- Born: 2 July 1984 (age 40) Rīga, Latvian SSR
- Occupation: Ballet dancer
- Partner: Raimonds Martinovs
- Parent: Aivars Leimanis

= Elza Leimane =

Latvian ballet dancer (born 1984)

Elza Leimane (born 2 July 1984) is a Latvian ballet dancer.

==Biography==
She graduated from the Riga Choreography School in 2001 and has been a member of the Latvian National Ballet Company since her graduation. She has been a principal dancer with the company since 2004. Leimane has had additional ballet training from the Paris Conservatoire (1999), Anaheim Ballet summer courses, USA (1999), International Batrolin Ballet seminar (2002 and 2003), Vienna Conservatory summer courses (2000), the St Petersburg Ballet Company, Maryinsky Theatre and Hamburg Ballet. She was a member of the European Youth Ballet in 2000, 2001 and 2004.
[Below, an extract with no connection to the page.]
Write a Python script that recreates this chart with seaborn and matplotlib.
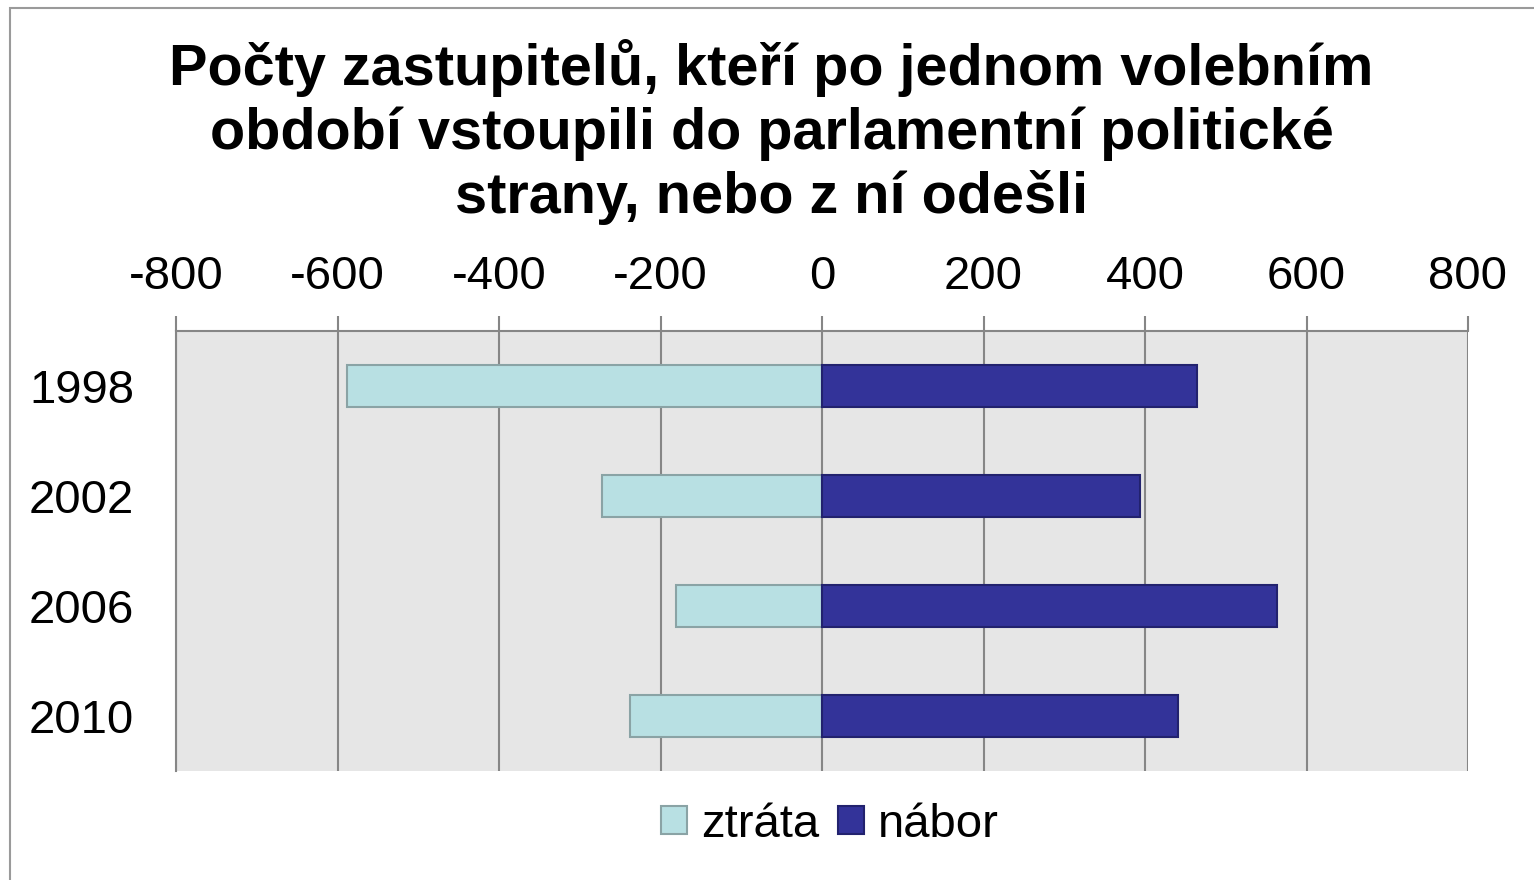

Leimane comes from a very talented family, her grandmother is the Latvian actress Baiba Indriksone, who at the age of 75 is still performing at the National Theatre. Her grandfather was a film director and her parents were both dancers at the Latvian National Ballet. For over ten years, her father Aivars Leimanis has been the artistic director of Latvia's National Ballet.

She has danced a wide variety of roles such as Kitri in Don Quixote, the title role in Giselle, Juliet in Romeo and Juliet, Gulnara in Le Corsaire, Marquise de Mereuil in Les Liaisons Dangereuses and Katarina in Taming of the Shrew.

She has toured extensively in Norway, Germany, France, Russia, Finland, England, Italy, Croatia, Israel, Portugal and Spain. She has been involved in the multimedia charity project, Underwater Photo Ballet and was a model for Kondrašins Personal Calendar in 2007.

In 2020, she played Snow White's stepmother in the fantasy comedy film In the Mirror.

==Awards==
Leimane has been the recipient of numerous awards including the Latvian Culture Ministry Award (1998, 1999), the Aldaris Prize 'Dancer of the year 2005' and the Theatre Prize 'Best Dancer in principal roles 2007'. She has also participated in the following international competitions:
- Rudolf Nureyev International Ballet Competition (Budapest, 1998) - Best Young Dancer Prize and Djagilev Special Prize
- International Ballet Competition (Yalta, Ukraine, 1998) - bronze medal
- Vienna International Ballet Competition (1999) - 1st prize
- Eurovision Young Dancers (France, 1999) - finalist
- New York International Ballet Competition (2005) - finalist
- South African International Ballet Competition (2008) - silver medal

==Personal life==
Leimane's dancing partner and partner has been Raimonds Martinovs, a fellow Latvian dancer.